BURLINGTON, Vt. (AP) - With Amtrak passenger trains slated to start rolling into Vermont’s largest city in as soon as two years, officials are looking for a parking spot.
A study commissioned by the Chittenden County Regional Planning that was released earlier this summer puts Burlington’s Union Station at the top of the list of possible locations to park the trains between evening arrivals and morning departures.
The study considered five possible locations where the Ethan Allen Express, which currently runs between New York City and Rutland, can be serviced overnight, WCAX-TV reported.
Passenger rail service to Burlington ended in the middle of the last century, although the Amtrak Vermonter passes through Essex Junction, 7 miles (11 kilometers) northeast of Burlington.
With Vermont transportation officials having worked for years to restore passenger rail service, upgrades to the 75 miles (120 kilometers) of rail between Burlington and Rutland, crossings, rail sidings and new passenger platforms in Vergennes and Middlebury are nearing completion. Service is expected to begin in 2021 or 2022.
The locations considered for storage included two sites just north of Burlington and two to the south of Union Station, which is located near the Lake Champlain waterfront at the bottom of Burlington’s Main Street.
If the Union Station site is chosen, most of the needed utility connections are easily available but a three-phase power connection would need to be constructed, at an estimated cost of about $300,000. A siding needed to accommodate the loading and unloading of passengers from the 680-foot-long (210-meter) train is already planned.
Not everyone is happy with the suggestion.
Melinda Moulton, the CEO of Main Street Landing, an organization based in what was once Burlington’s Union Station, said it didn’t make sense to store trains at the station.
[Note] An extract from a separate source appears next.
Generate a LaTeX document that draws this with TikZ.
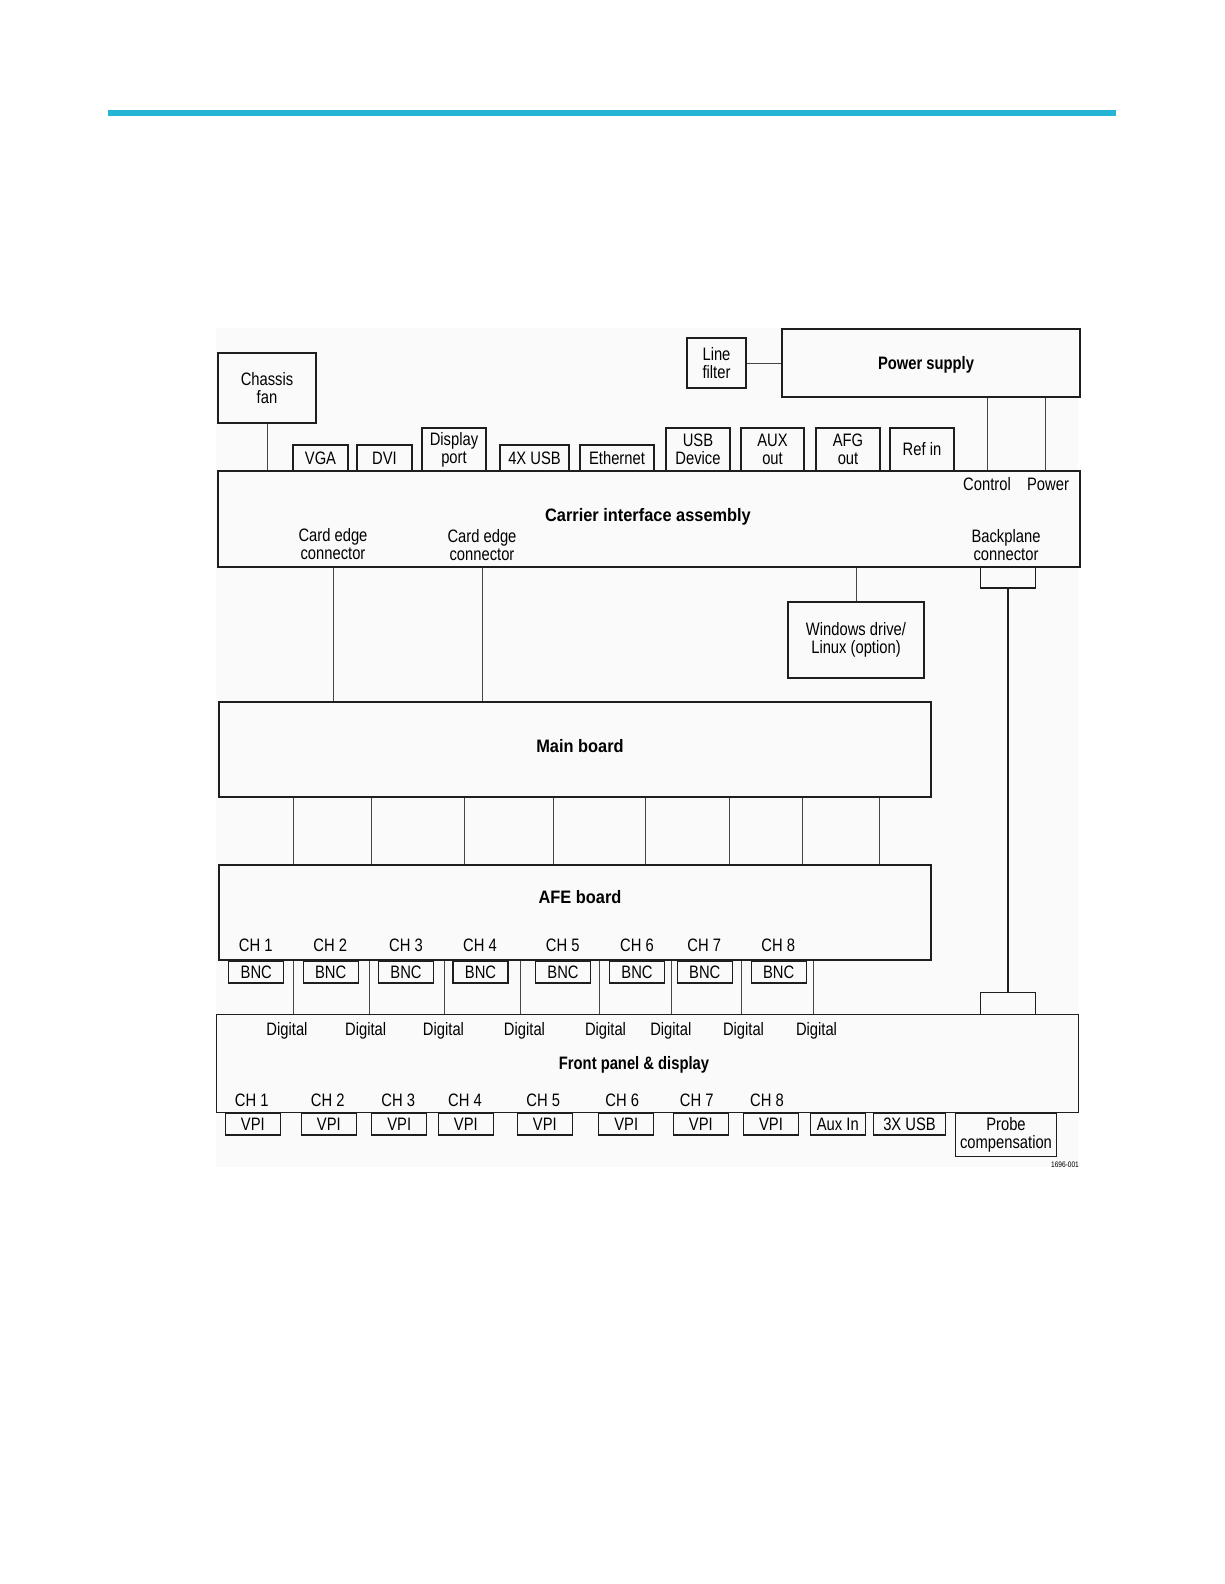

“We believe train stations should be a place where there is a lot of love. When you pick up your family members, or see your child off to college, or whatever it’s a place of beauty,” said Moulton, who is also the founder of Lovers of Burlington’s Waterfront, an organization created to start conversations about storing trains at Union Station. “This is the place to bring passengers; it is not the place to have a second rail track.”
In the end she says if the people of Burlington want to see the trains stored at Union Station, she will accept that.
“If they don’t think it should be here then people need to speak up before this happens,” she said.
The Vermont Agency of Transportation will make the final decision about where the train should be stored.